Around 71 per cent of school children in West Bengal didn’t have access to online education, and the number of students in child labour doubled in the May-July lockdown period, shows a survey.
The survey – conducted by rights groups West Bengal Right to Education Forum (RTE Forum) and Campaign against Child Labour (CACL) — covers 2,154 children across 19 districts of West Bengal.
Seventeen per cent of the surveyed children made do with on one or two meals a day, and 11 per cent of the sick could not access any medical treatment.
Ananya Chakraborty, Chairperson of the West Bengal Commission for Protection of Child Rights, said, “I haven’t gone through the report yet. Once I get the reports only then I will be able to comment on it.”
“The purpose of this rapid assessment was to understand infringement child rights over the last few months so that the government can take proper action,” said one of the survey team members.
Only 21.5 per cent of children from lower classes had access to online education at the pre-primary and primary level while the precentage for those from higher socio-economic background stood at 53.2 per cent at the higher secondary level.

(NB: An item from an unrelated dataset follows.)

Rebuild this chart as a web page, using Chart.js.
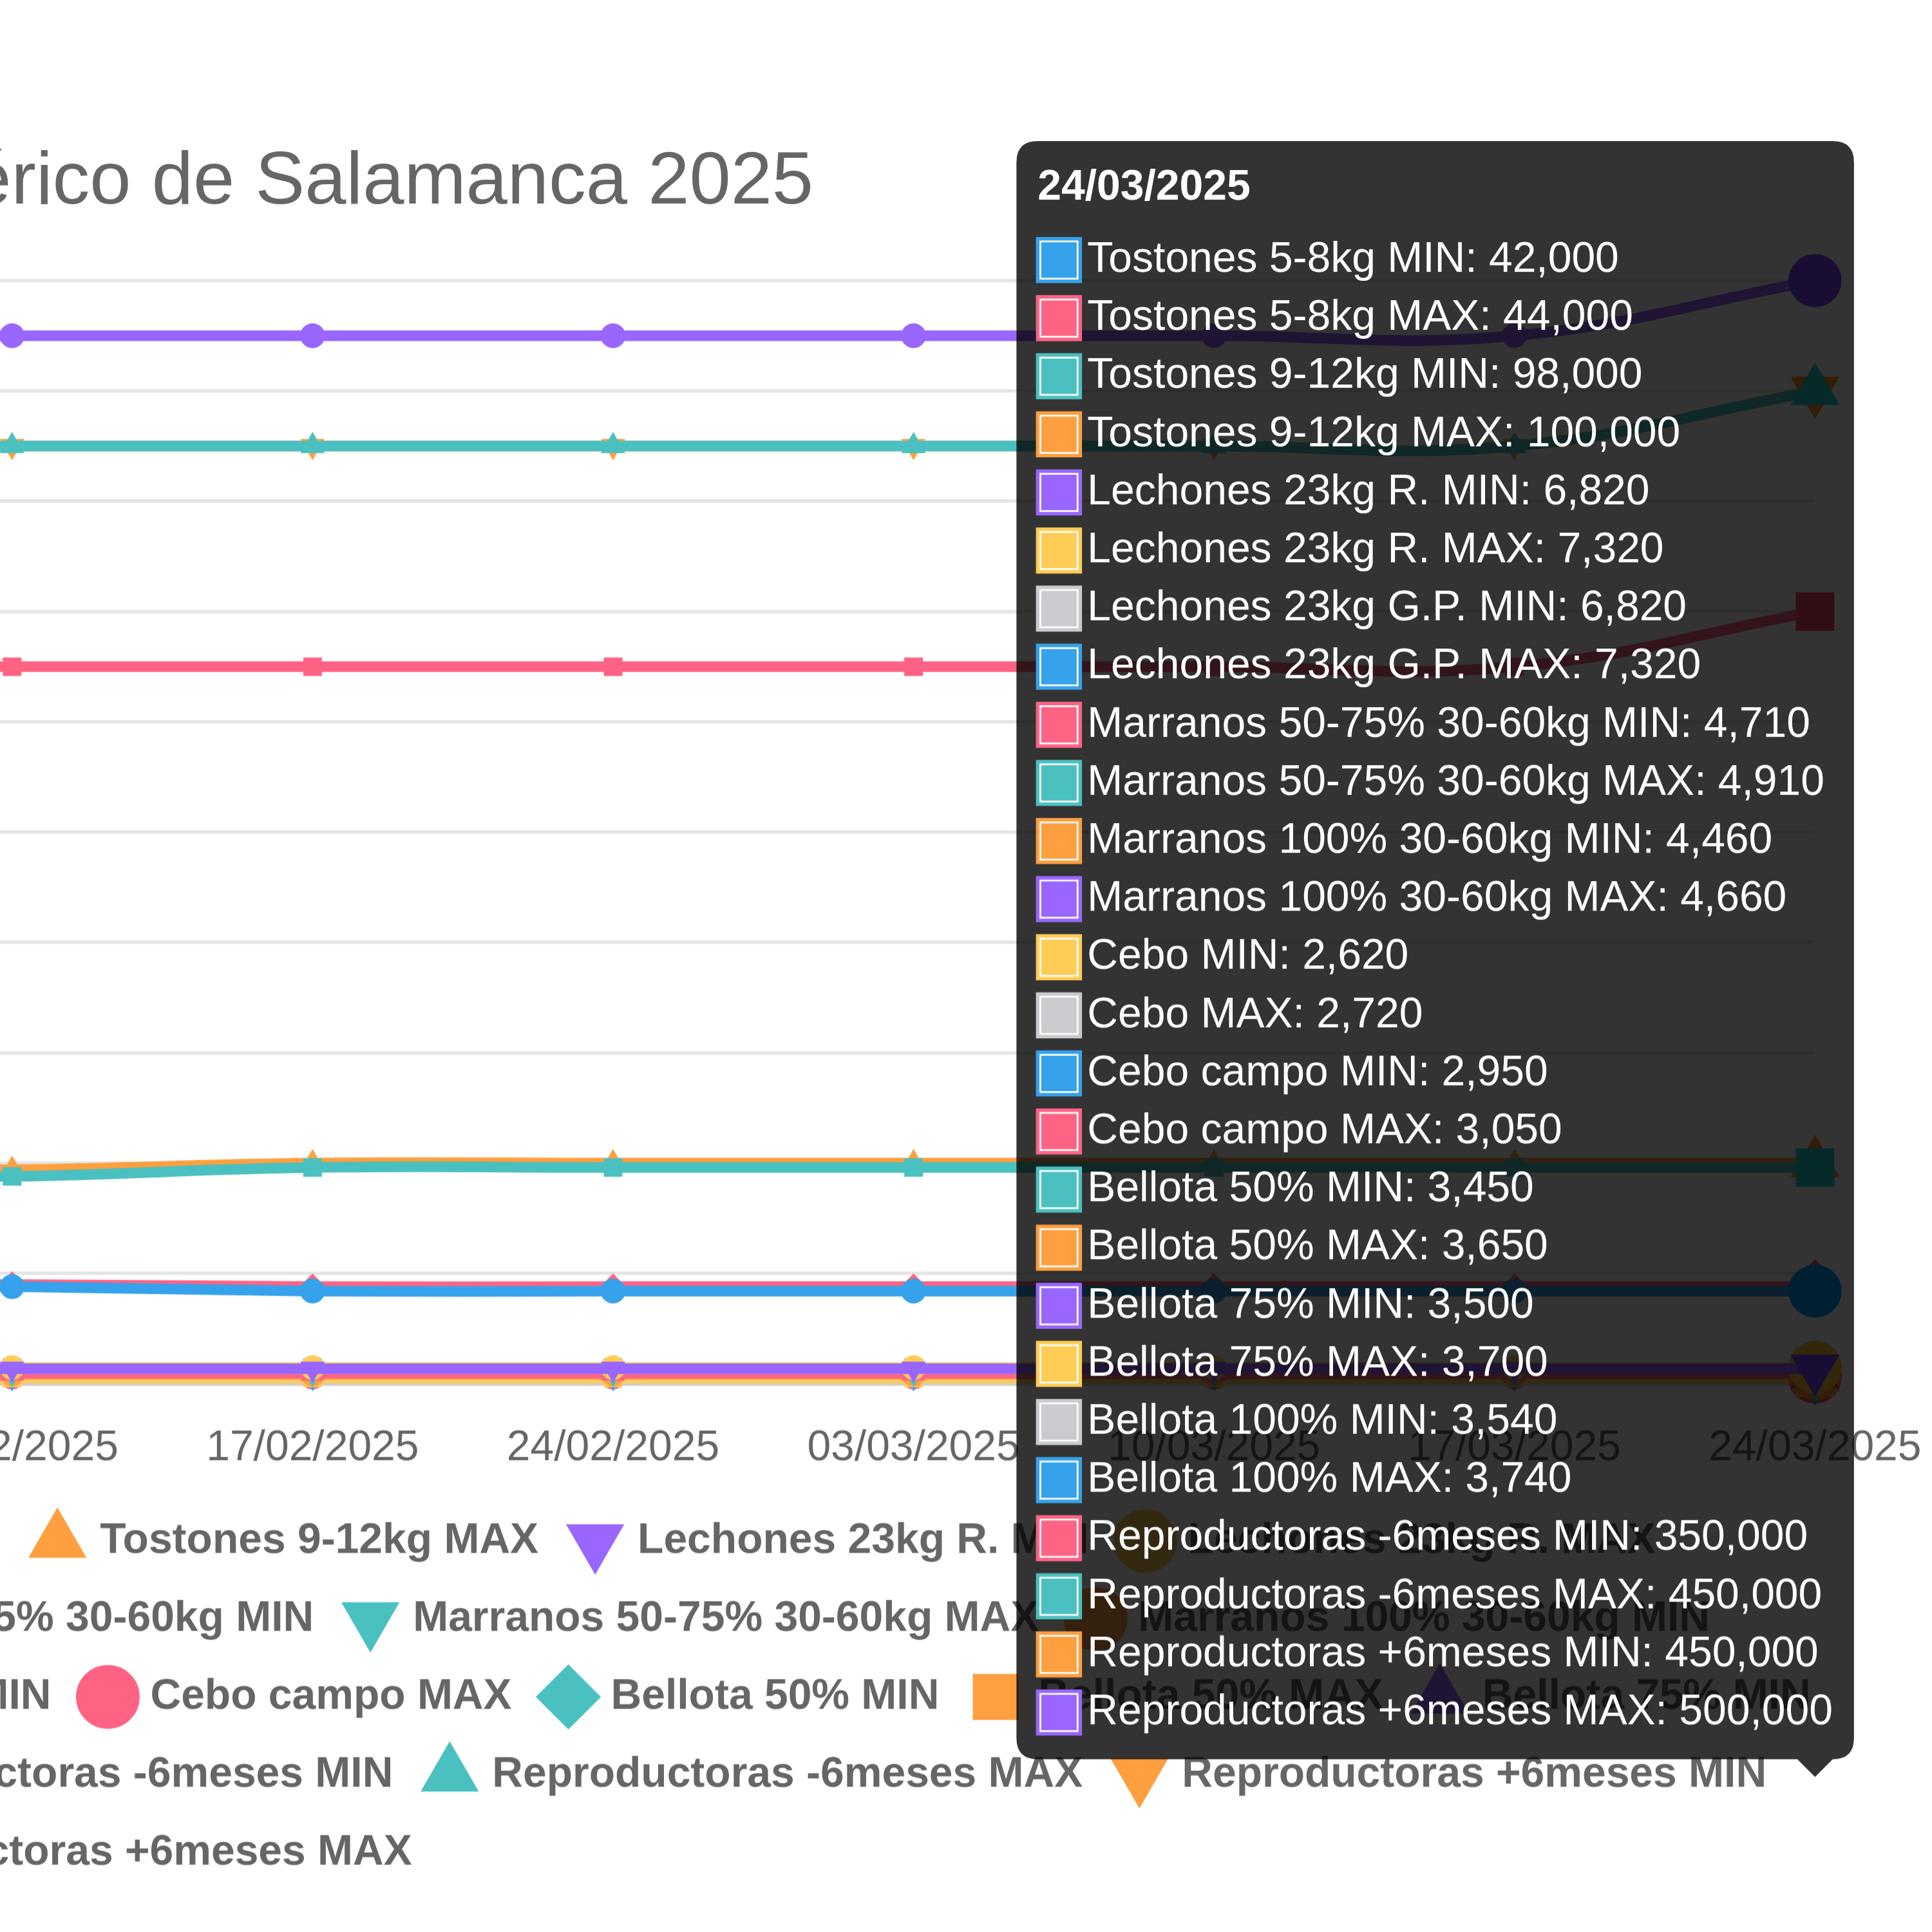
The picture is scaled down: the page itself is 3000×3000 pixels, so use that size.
<!DOCTYPE html>
<html lang="es">
<head>
<meta charset="utf-8">
<title>Porcino Ibérico Salamanca 2025</title>
<script src="https://cdn.jsdelivr.net/npm/chart.js@4.4.1/dist/chart.umd.min.js"></script>
<style>
  html, body { margin: 0; padding: 0; background: #fff; overflow: hidden; width: 3000px; height: 3000px; }
  /* the chart is drawn at 1x units and blown up; only its right half sits in the window */
  #wrap { position: absolute; left: -2753px; top: 0; transform: scale(5.5); transform-origin: 0 0; }
  #wrap canvas { display: block; }
</style>
</head>
<body>
<div id="wrap"><canvas id="preciosChart" width="1046" height="549"></canvas></div>
<script>
// weekly quotes, Lonja de Salamanca (euros)
const fechas = ["06/01/2025", "13/01/2025", "20/01/2025", "27/01/2025", "03/02/2025", "10/02/2025",
  "17/02/2025", "24/02/2025", "03/03/2025", "10/03/2025", "17/03/2025", "24/03/2025"];

const tostones58Min = [44000, 44000, 44000, 44000, 44000, 44000, 42000, 42000, 42000, 42000, 42000, 42000];
const tostones58Max = [45000, 45000, 45000, 45000, 45000, 45000, 44000, 44000, 44000, 44000, 44000, 44000];
const tostones912Min = [94000, 94000, 94000, 94000, 94000, 94000, 98000, 98000, 98000, 98000, 98000, 98000];
const tostones912Max = [97000, 97000, 97000, 97000, 97000, 97000, 100000, 100000, 100000, 100000, 100000, 100000];
const lechonesRMin = [6820, 6820, 6820, 6820, 6820, 6820, 6820, 6820, 6820, 6820, 6820, 6820];
const lechonesRMax = [7320, 7320, 7320, 7320, 7320, 7320, 7320, 7320, 7320, 7320, 7320, 7320];
const lechonesGPMin = [6820, 6820, 6820, 6820, 6820, 6820, 6820, 6820, 6820, 6820, 6820, 6820];
const lechonesGPMax = [7320, 7320, 7320, 7320, 7320, 7320, 7320, 7320, 7320, 7320, 7320, 7320];
const marranos5075Min = [4710, 4710, 4710, 4710, 4710, 4710, 4710, 4710, 4710, 4710, 4710, 4710];
const marranos5075Max = [4910, 4910, 4910, 4910, 4910, 4910, 4910, 4910, 4910, 4910, 4910, 4910];
const marranos100Min = [4460, 4460, 4460, 4460, 4460, 4460, 4460, 4460, 4460, 4460, 4460, 4460];
const marranos100Max = [4660, 4660, 4660, 4660, 4660, 4660, 4660, 4660, 4660, 4660, 4660, 4660];
const ceboMin = [2620, 2620, 2620, 2620, 2620, 2620, 2620, 2620, 2620, 2620, 2620, 2620];
const ceboMax = [2720, 2720, 2720, 2720, 2720, 2720, 2720, 2720, 2720, 2720, 2720, 2720];
const ceboCampoMin = [2950, 2950, 2950, 2950, 2950, 2950, 2950, 2950, 2950, 2950, 2950, 2950];
const ceboCampoMax = [3050, 3050, 3050, 3050, 3050, 3050, 3050, 3050, 3050, 3050, 3050, 3050];
const bellota50Min = [3450, 3450, 3450, 3450, 3450, 3450, 3450, 3450, 3450, 3450, 3450, 3450];
const bellota50Max = [3650, 3650, 3650, 3650, 3650, 3650, 3650, 3650, 3650, 3650, 3650, 3650];
const bellota75Min = [3500, 3500, 3500, 3500, 3500, 3500, 3500, 3500, 3500, 3500, 3500, 3500];
const bellota75Max = [3700, 3700, 3700, 3700, 3700, 3700, 3700, 3700, 3700, 3700, 3700, 3700];
const bellota100Min = [3540, 3540, 3540, 3540, 3540, 3540, 3540, 3540, 3540, 3540, 3540, 3540];
const bellota100Max = [3740, 3740, 3740, 3740, 3740, 3740, 3740, 3740, 3740, 3740, 3740, 3740];
const reproMenos6Min = [325000, 325000, 325000, 325000, 325000, 325000, 325000, 325000, 325000, 325000, 325000, 350000];
const reproMenos6Max = [425000, 425000, 425000, 425000, 425000, 425000, 425000, 425000, 425000, 425000, 425000, 450000];
const reproMas6Min = [425000, 425000, 425000, 425000, 425000, 425000, 425000, 425000, 425000, 425000, 425000, 450000];
const reproMas6Max = [475000, 475000, 475000, 475000, 475000, 475000, 475000, 475000, 475000, 475000, 475000, 500000];

const seriesNames = [
  "Tostones 5-8kg MIN", "Tostones 5-8kg MAX", "Tostones 9-12kg MIN", "Tostones 9-12kg MAX",
  "Lechones 23kg R. MIN", "Lechones 23kg R. MAX", "Lechones 23kg G.P. MIN", "Lechones 23kg G.P. MAX",
  "Marranos 50-75% 30-60kg MIN", "Marranos 50-75% 30-60kg MAX", "Marranos 100% 30-60kg MIN", "Marranos 100% 30-60kg MAX",
  "Cebo MIN", "Cebo MAX", "Cebo campo MIN", "Cebo campo MAX",
  "Bellota 50% MIN", "Bellota 50% MAX", "Bellota 75% MIN", "Bellota 75% MAX",
  "Bellota 100% MIN", "Bellota 100% MAX",
  "Reproductoras -6meses MIN", "Reproductoras -6meses MAX", "Reproductoras +6meses MIN", "Reproductoras +6meses MAX"
];
const seriesValues = [
  tostones58Min, tostones58Max, tostones912Min, tostones912Max,
  lechonesRMin, lechonesRMax, lechonesGPMin, lechonesGPMax,
  marranos5075Min, marranos5075Max, marranos100Min, marranos100Max,
  ceboMin, ceboMax, ceboCampoMin, ceboCampoMax,
  bellota50Min, bellota50Max, bellota75Min, bellota75Max,
  bellota100Min, bellota100Max,
  reproMenos6Min, reproMenos6Max, reproMas6Min, reproMas6Max
];

const palette = ["#36A2EB", "#FF6384", "#4BC0C0", "#FF9F40", "#9966FF", "#FFCD56", "#C9CBCF"];
const markerShapes = ["circle", "rectRot", "rect", "triangle", "triangle"];
const markerTurns = [0, 0, 0, 0, 180];

Chart.defaults.font.family = "'Liberation Sans', Arial, Helvetica, sans-serif";

// tooltip pinned to the hovered week, anchored low under the legend like the capture
Chart.Tooltip.positioners.pinned = function (items) {
  if (!items.length) return false;
  return { x: items[0].element.x, y: this.chart.chartArea.bottom + 113 };
};

const datasets = seriesNames.map((name, i) => ({
  label: name,
  data: seriesValues[i],
  borderColor: palette[i % palette.length],
  backgroundColor: palette[i % palette.length],
  pointStyle: markerShapes[i % markerShapes.length],
  pointRotation: markerTurns[i % markerTurns.length],
  pointHoverRadius: 7,
  tension: 0.4
}));

const chart = new Chart(document.getElementById("preciosChart"), {
  type: "line",
  data: { labels: fechas, datasets: datasets },
  options: {
    responsive: false,
    devicePixelRatio: 5.5,
    animation: false,
    events: [],
    layout: { padding: { top: 20, bottom: 10 } },
    plugins: {
      title: {
        display: true,
        text: "Precios: Porcino Ibérico de Salamanca 2025",
        font: { size: 21, weight: "normal" },
        padding: { top: 19, bottom: 15 }
      },
      legend: {
        position: "bottom",
        labels: { usePointStyle: true, font: { weight: "bold" } }
      },
      tooltip: {
        mode: "index",
        intersect: false,
        position: "pinned",
        xAlign: "right",
        yAlign: "bottom"
      }
    },
    scales: {
      x: { grid: { display: false } },
      y: { title: { display: true, text: "Precio (€)" } }
    }
  }
});

const lastWeek = fechas.length - 1;
const hovered = datasets.map((d, i) => ({ datasetIndex: i, index: lastWeek }));
chart.setActiveElements(hovered);
chart.tooltip.setActiveElements(hovered, { x: 0, y: 0 });
chart.update();
</script>
</body>
</html>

The report also shows that 37.5 per cent of the school-going disabled children can access digital/online education. In terms of food security, only 57 per cent of the children got three meals a day.
Ten per cent of the children in the two-six years age group did not receive takeaway supplementary nutrition from Anganwadi Centres. Every four of 10 children in Class 1-8 did not get mid-day meal. Families of 14 per cent of the surveyed children did not get free ration from the Public Distribution Scheme (PDS), while another 4.41 per cent were devoid of any free ration.
Minister of State for Women and Child Development and Social Welfare Sashi Panja said the state was doing its best to ensure delivery of foodgrains to households.
“As far as mid-day meal is concerned, our department is ensuring delivery of foodgrains at the doorstep in the Covid-19 times. We are distributing dry ration in one go. For example, how much mid-day meal a student gets in a month is calculated and then it is delivered by workers and helpers of centres (Integrated Child Development Services). We regularly check records and we have reached out to almost all,” Panja said.
“At least Bengal’s data is better than the national data. Across India, only 14 per cent of the school children have been able to continue their education,” said Prabir Basu, Joint Convener of RTE Forum (Campaign).
“The end result of the report is very disturbing, I would say practically the scenario is even worse. The survey has been done with children residing in the areas with presence of organisations to support them… We would like to bring it to the notice of the state government so that the policy makers can strategise to improve the situation,” said Basu.
RTE is a civil society platform advocating enforcement of the Right to Education. CACL, formed in 1993, is spread across 18 states.